About the Exhibit - Within Reach
Jordan Casteel’s first solo museum exhibit in New York, at The New Museum, consists of 40 paintings she’s created throughout her lifetime as well as recent portraits.
This is especially impressive considering Casteel is a mere 31 years old. That’s right, Casteel was born in 1989 and has already solidified herself in the art world with her striking portraits.
In fact, if you thought some of these works look familiar, it’s probably because a painting of hers graced the September cover of Vogue, US.
“Casteel insists upon the ordinary, offering scenes with both the informality of a snapshot and the frontality of an official portrait.” (source)
Casteel’s paintings often feel so personal because they are. Many are of her “former classmates at Yale, where she earned an MFA; street vendors and neighbors near her home in Harlem; and her own students at Rutgers University.”
“These environments have shaped who I am—in particular, the people who have occupied those spaces with me and have transformed my understanding of community and family. Through painting, I have the opportunity to honor the landscape of my life and all the people who have played a huge part in it.” - Jordan Casteel (source)
“In these richly colorful works, Casteel draws upon ongoing conversations on portraiture that encompass race, gender, and subjectivity” (source)
“Casteel’s subjects, who are frequently black men looking directly at the viewer, are self-possessed and casually posed, but, as they stare in the distance, they also seem to ponder questions about masculinity and class, belonging and displacement.” (source)
“In the exchange of gazes between the sitters, the artist, and the viewers, her paintings blur impulses and aspirations to compose a nuanced portrait of daily life in the US.” (source)
My favorites of the exhibit are her portraits of black men, portrayed with blue skin, “challenging conventional depictions of blackness.”
“She researched extensively, absorbing how the black male body had been sexualized and criminalized in this country. Her paintings would not show her subjects’ genitals, she decided. Skin tones merged pinks with browns, greens, and purples; perceiving blackness, her work implies, is not a simple matter.” - Vogue (source)
“It is through empathy that we gain an understanding of the lives of others.
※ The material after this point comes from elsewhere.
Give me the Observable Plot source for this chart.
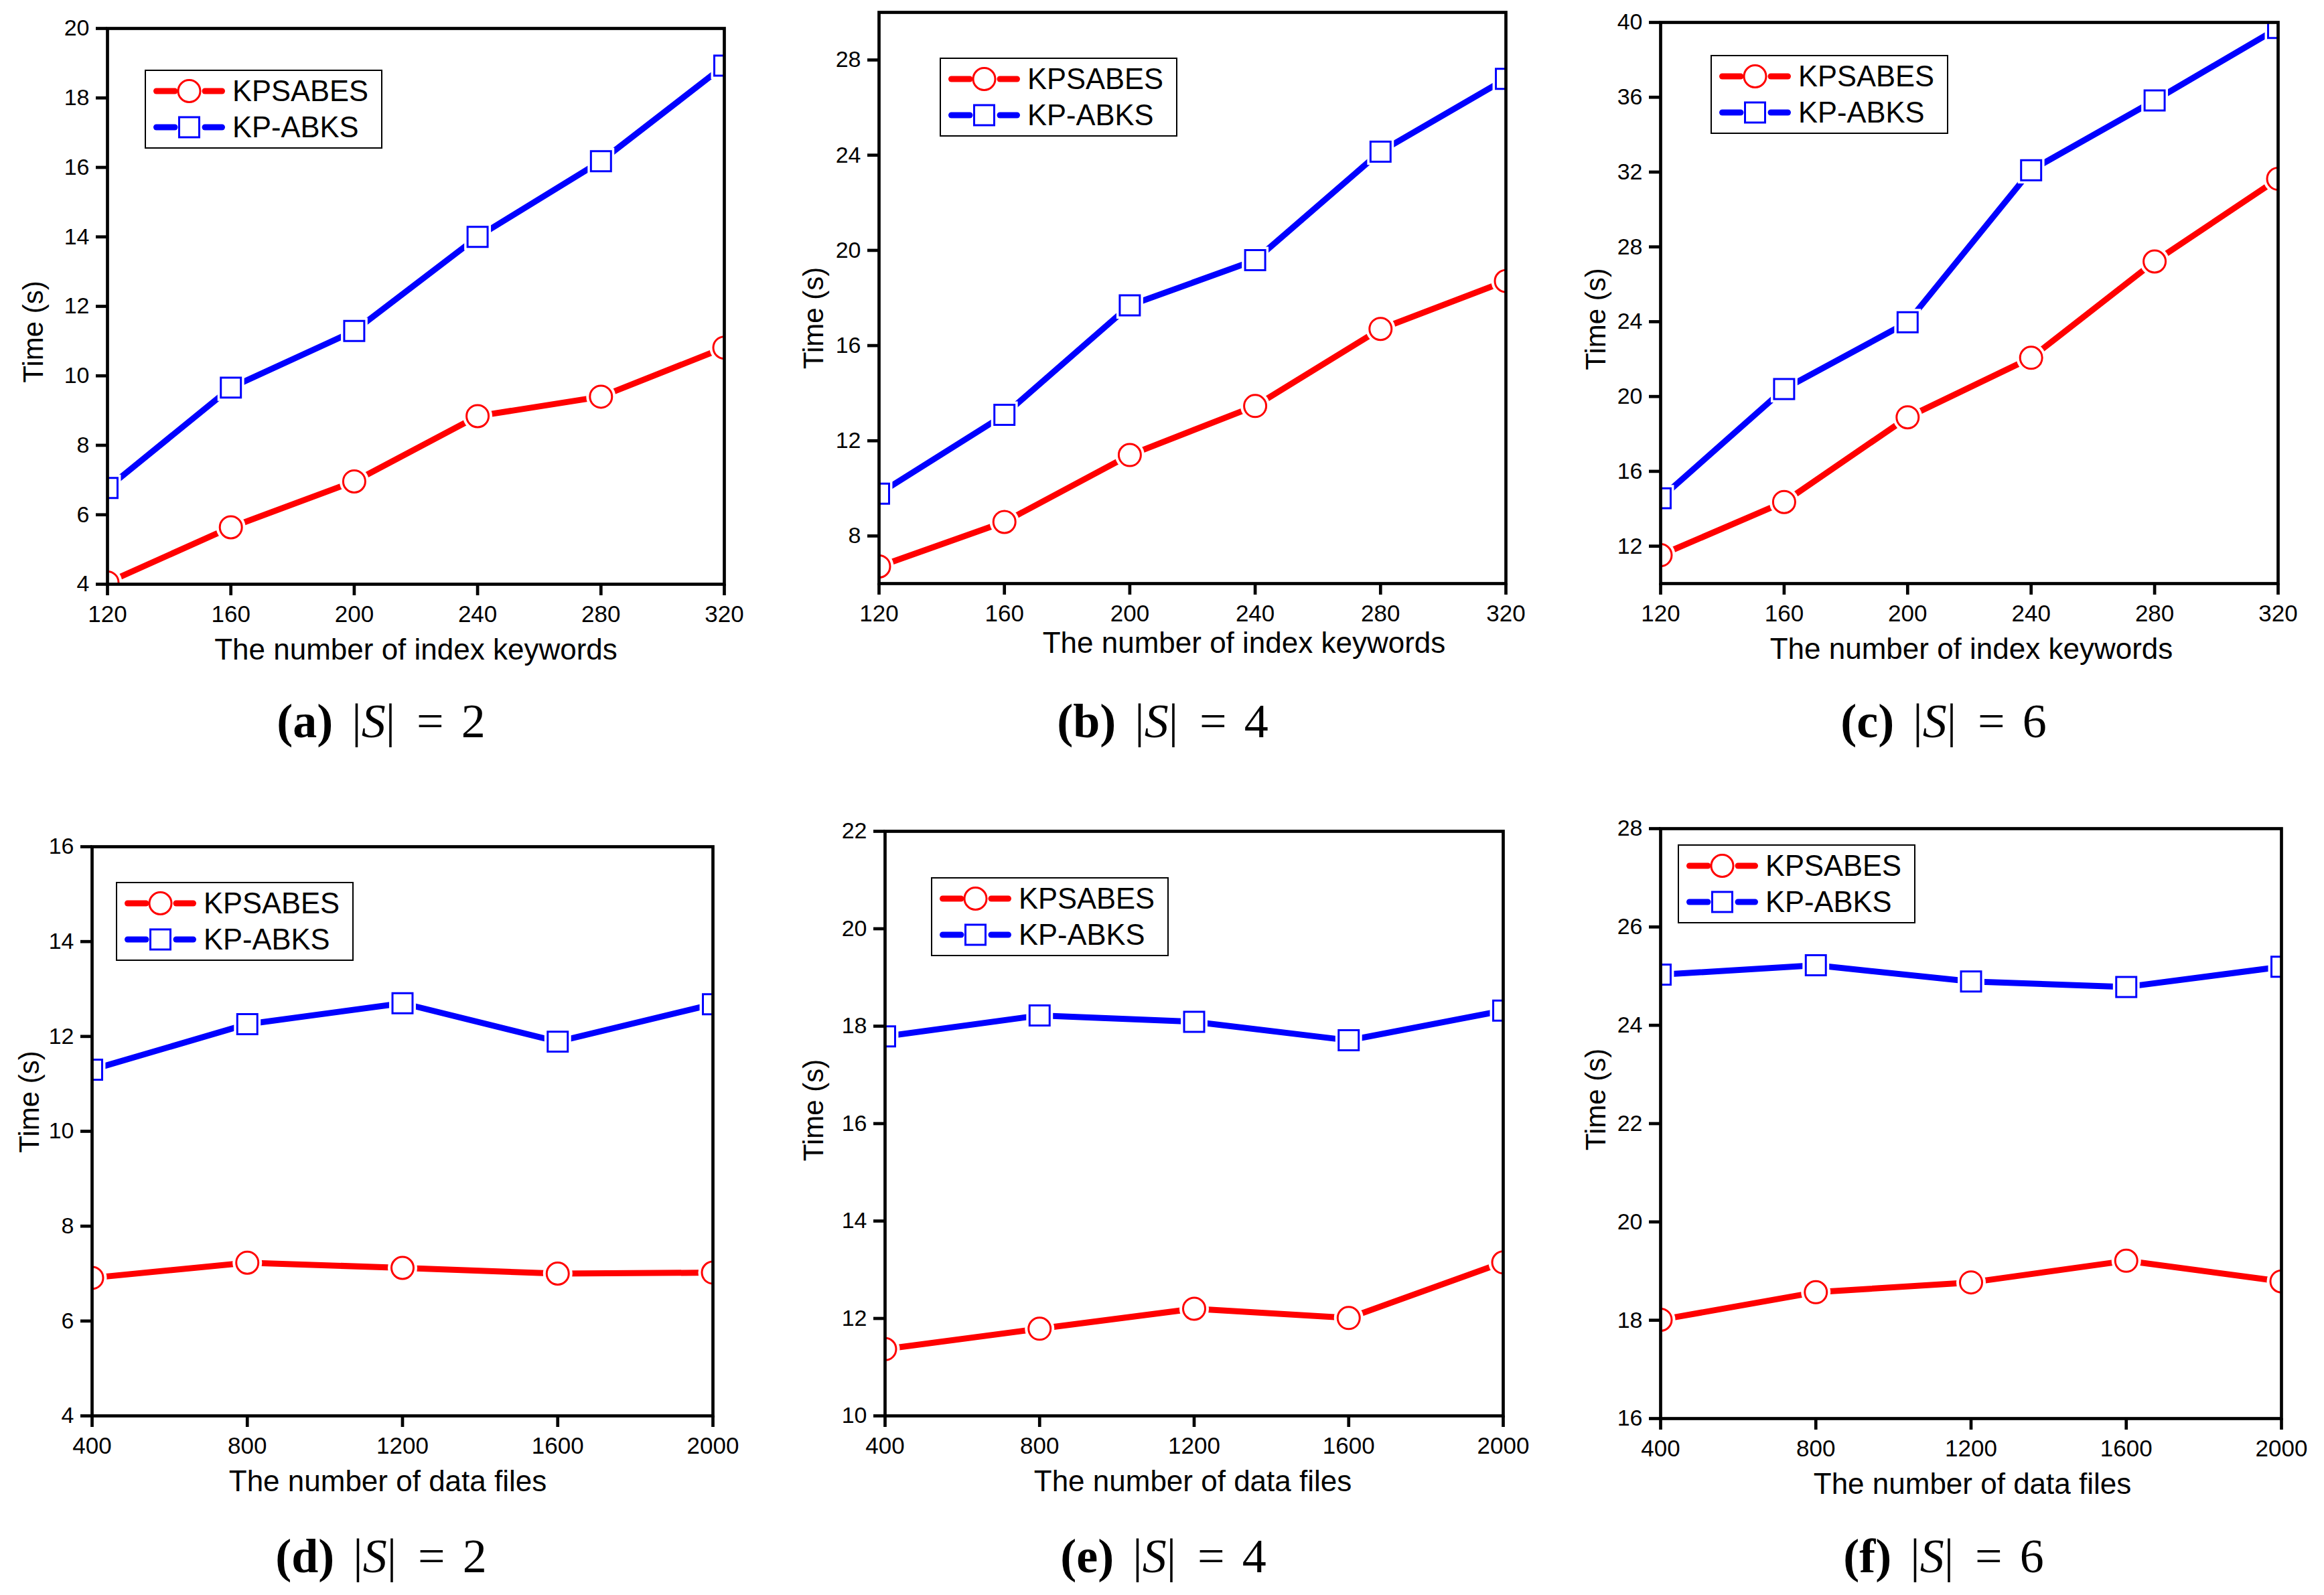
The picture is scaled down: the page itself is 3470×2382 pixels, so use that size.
<!DOCTYPE html>
<html><head><meta charset="utf-8">
<script src="https://cdn.jsdelivr.net/npm/d3@7"></script>
<script src="https://cdn.jsdelivr.net/npm/@observablehq/plot@0.6"></script>
<style>
html,body{margin:0;padding:0;background:#fff;}
body{width:3470px;height:2382px;position:relative;overflow:hidden;font-family:"Liberation Sans",Arial,sans-serif;}
.panel{position:absolute;}
.legend{position:absolute;border:2px solid #000;background:#fff;box-sizing:border-box;padding:3px 19px 3px 11px;}
.legend .row{display:flex;align-items:center;height:54px;font-size:43.5px;white-space:nowrap;}
.legend svg{flex:none;margin-right:11px;}
.caption{position:absolute;font-family:"Liberation Serif","Times New Roman",serif;font-size:72px;transform:translate(-50%,-50%);white-space:nowrap;color:#000;line-height:1;}
.caption .m{font-style:italic;}
</style></head><body>
<script>
// ---- data ----
const keywords = [120, 160, 200, 240, 280, 320];
const files = [400, 800, 1200, 1600, 2000];
const seriesNames = ["KPSABES", "KP-ABKS"];

const aKPSABES = [4.05, 5.64, 6.96, 8.84, 9.40, 10.81];
const aKPABKS  = [6.77, 9.66, 11.29, 14.0, 16.18, 18.93];
const bKPSABES = [6.72, 8.59, 11.40, 13.46, 16.70, 18.71];
const bKPABKS  = [9.78, 13.09, 17.69, 19.59, 24.15, 27.21];
const cKPSABES = [11.52, 14.36, 18.89, 22.07, 27.22, 31.64];
const cKPABKS  = [14.56, 20.40, 23.97, 32.10, 35.83, 39.70];
const dKPSABES = [6.91, 7.23, 7.12, 7.00, 7.02];
const dKPABKS  = [11.30, 12.26, 12.70, 11.89, 12.68];
const eKPSABES = [11.37, 11.79, 12.20, 12.01, 13.15];
const eKPABKS  = [17.79, 18.22, 18.09, 17.71, 18.32];
const fKPSABES = [18.01, 18.57, 18.77, 19.21, 18.79];
const fKPABKS  = [25.03, 25.22, 24.89, 24.78, 25.19];

const yTicksA = [4, 6, 8, 10, 12, 14, 16, 18, 20];
const yTicksB = [8, 12, 16, 20, 24, 28];
const yTicksC = [12, 16, 20, 24, 28, 32, 36, 40];
const yTicksD = [4, 6, 8, 10, 12, 14, 16];
const yTicksE = [10, 12, 14, 16, 18, 20, 22];
const yTicksF = [16, 18, 20, 22, 24, 26, 28];

const xLabelKeywords = "The number of index keywords";
const xLabelFiles = "The number of data files";
const yLabel = "Time (s)";
const captions = [["a", "2"], ["b", "4"], ["c", "6"], ["d", "2"], ["e", "4"], ["f", "6"]];

// ---- layout ----
const RED = "#ff0000", BLUE = "#0000ff";
const mL = 150, mR = 45, mT = 30, mB = 150;

const panels = [
  {xs: keywords, s1: aKPSABES, s2: aKPABKS, yDomain: [4, 20], yTicks: yTicksA, xLabel: xLabelKeywords,
   L: 160, T: 42, R: 1081, B: 872, lg: [56, 62], xdx: 0, ydx: -110, ydy: 38, cap: [569, 1077]},
  {xs: keywords, s1: bKPSABES, s2: bKPABKS, yDomain: [6, 30], yTicks: yTicksB, xLabel: xLabelKeywords,
   L: 1312, T: 18, R: 2248, B: 871, lg: [91, 68], xdx: 77, ydx: -97, ydy: 30, cap: [1736, 1077], xdy: 89},
  {xs: keywords, s1: cKPSABES, s2: cKPABKS, yDomain: [10, 40], yTicks: yTicksC, xLabel: xLabelKeywords,
   L: 2479, T: 33, R: 3401, B: 871, lg: [75, 49], xdx: 3, ydx: -96, ydy: 24, cap: [2902, 1077]},
  {xs: files, s1: dKPSABES, s2: dKPABKS, yDomain: [4, 16], yTicks: yTicksD, xLabel: xLabelFiles,
   L: 137, T: 1264, R: 1064, B: 2114, lg: [36, 53], xdx: -22, ydx: -93, ydy: -44, cap: [569, 2324]},
  {xs: files, s1: eKPSABES, s2: eKPABKS, yDomain: [10, 22], yTicks: yTicksE, xLabel: xLabelFiles,
   L: 1321, T: 1241, R: 2244, B: 2114, lg: [69, 69], xdx: -2, ydx: -106, ydy: -20, cap: [1737, 2324]},
  {xs: files, s1: fKPSABES, s2: fKPABKS, yDomain: [16, 28], yTicks: yTicksF, xLabel: xLabelFiles,
   L: 2479, T: 1237, R: 3406, B: 2118, lg: [26, 24], xdx: 2, ydx: -96, ydy: -36, cap: [2902, 2324]}
];

function legendSample(color, square) {
  const marker = square
    ? `<rect x="38.5" y="12" width="30" height="30" fill="#fff" stroke="${color}" stroke-width="3"/>`
    : `<circle cx="53.5" cy="27" r="16.5" fill="#fff" stroke="${color}" stroke-width="3"/>`;
  return `<svg width="107" height="54" viewBox="0 0 107 54">
    <line x1="4.5" y1="27" x2="32" y2="27" stroke="${color}" stroke-width="9" stroke-linecap="round"/>
    <line x1="77" y1="27" x2="102.5" y2="27" stroke="${color}" stroke-width="9" stroke-linecap="round"/>
    ${marker}</svg>`;
}

panels.forEach((p, k) => {
  const W = p.R - p.L + mL + mR;
  const H = p.B - p.T + mT + mB;
  const rows1 = p.xs.map((x, i) => ({x, y: p.s1[i]}));
  const rows2 = p.xs.map((x, i) => ({x, y: p.s2[i]}));
  const chart = Plot.plot({
    width: W, height: H,
    marginLeft: mL, marginRight: mR, marginTop: mT, marginBottom: mB,
    style: {fontFamily: "Liberation Sans, Arial, sans-serif", fontSize: "35px", background: "transparent", color: "#000", overflow: "visible"},
    x: {domain: [p.xs[0], p.xs[p.xs.length - 1]], label: null},
    y: {domain: p.yDomain, label: null},
    marks: [
      Plot.axisX({ticks: p.xs, tickSize: 17, tickPadding: 15, strokeWidth: 4.7, fontSize: 35, label: null, tickFormat: d => String(d)}),
      Plot.axisY({ticks: p.yTicks, tickSize: 17, tickPadding: 10, strokeWidth: 4.7, fontSize: 34, label: null, tickFormat: d => String(d)}),
      Plot.lineY(rows2, {x: "x", y: "y", stroke: BLUE, strokeWidth: 9, strokeLinecap: "round", clip: true}),
      Plot.lineY(rows1, {x: "x", y: "y", stroke: RED, strokeWidth: 9, strokeLinecap: "round", clip: true}),
      Plot.dot(rows2, {x: "x", y: "y", symbol: "square", r: 22.5, fill: "#fff", stroke: null, clip: true}),
      Plot.dot(rows1, {x: "x", y: "y", r: 22, fill: "#fff", stroke: null, clip: true}),
      Plot.dot(rows2, {x: "x", y: "y", symbol: "square", r: 16.9, fill: "#fff", stroke: BLUE, strokeWidth: 3, clip: true}),
      Plot.dot(rows1, {x: "x", y: "y", r: 16.5, fill: "#fff", stroke: RED, strokeWidth: 3, clip: true}),
      Plot.frame({stroke: "#000", strokeWidth: 4.7}),
      Plot.text([p.xLabel], {text: d => d, frameAnchor: "bottom", lineAnchor: "middle", textAnchor: "middle", dy: p.xdy ?? 98, dx: p.xdx, fontSize: 44}),
      Plot.text([yLabel], {text: d => d, frameAnchor: "left", textAnchor: "middle", lineAnchor: "middle", rotate: -90, dx: p.ydx, dy: p.ydy, fontSize: 42})
    ]
  });
  const div = document.createElement("div");
  div.className = "panel";
  div.style.left = (p.L - mL) + "px";
  div.style.top = (p.T - mT) + "px";
  div.appendChild(chart);
  document.body.appendChild(div);

  const lg = document.createElement("div");
  lg.className = "legend";
  lg.style.left = (p.L + p.lg[0]) + "px";
  lg.style.top = (p.T + p.lg[1]) + "px";
  lg.innerHTML = `<div class="row">${legendSample(RED, false)}<span>${seriesNames[0]}</span></div>
                  <div class="row">${legendSample(BLUE, true)}<span>${seriesNames[1]}</span></div>`;
  document.body.appendChild(lg);

  const cap = document.createElement("div");
  cap.className = "caption";
  cap.style.left = p.cap[0] + "px";
  cap.style.top = p.cap[1] + "px";
  const [letter, n] = captions[k];
  cap.innerHTML = `<b>(${letter})</b><span style="margin-left:28px">|</span><span class="m">S</span><span>|</span><span style="margin:0 26px 0 32px">=</span><span>${n}</span>`;
  document.body.appendChild(cap);
});
</script>
</body></html>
Portrait painting throughout history has allowed us a certain vantage point. There is always a story to be told, and those I am sharing are pushing against—and building upon—a history that often negated the value of black and brown bodies.” - Jordan Casteel (source)
“From the inception of a painting until its completion, I am making decisions that will inform how I want the works to be consumed, perceived, and experienced. How can I use scale to reinforce my investigations of color, line, subject, and space?” - Jordan Casteel (source)
Visiting The New Museum
About the Artist - Jordan Casteel
Jordan Casteel lives and works in New York City. She received her BA from Agnes Scott College and her MFA from Yale.
“Casteel has challenged conventional depictions of blackness while simultaneously reconfiguring stereotypes and expectations around femininity and desire” (source)
“[Jordan Casteel] has profound empathy for the inner lives and consciousness of her subjects, [she’s] prepared to take a rightful place on the front lines of contemporary painting.” - Jerry Saltz (source)
Casteel is an Assistant Professor of Painting in the Department of Arts, Culture, and Media at Rutgers University-Newark.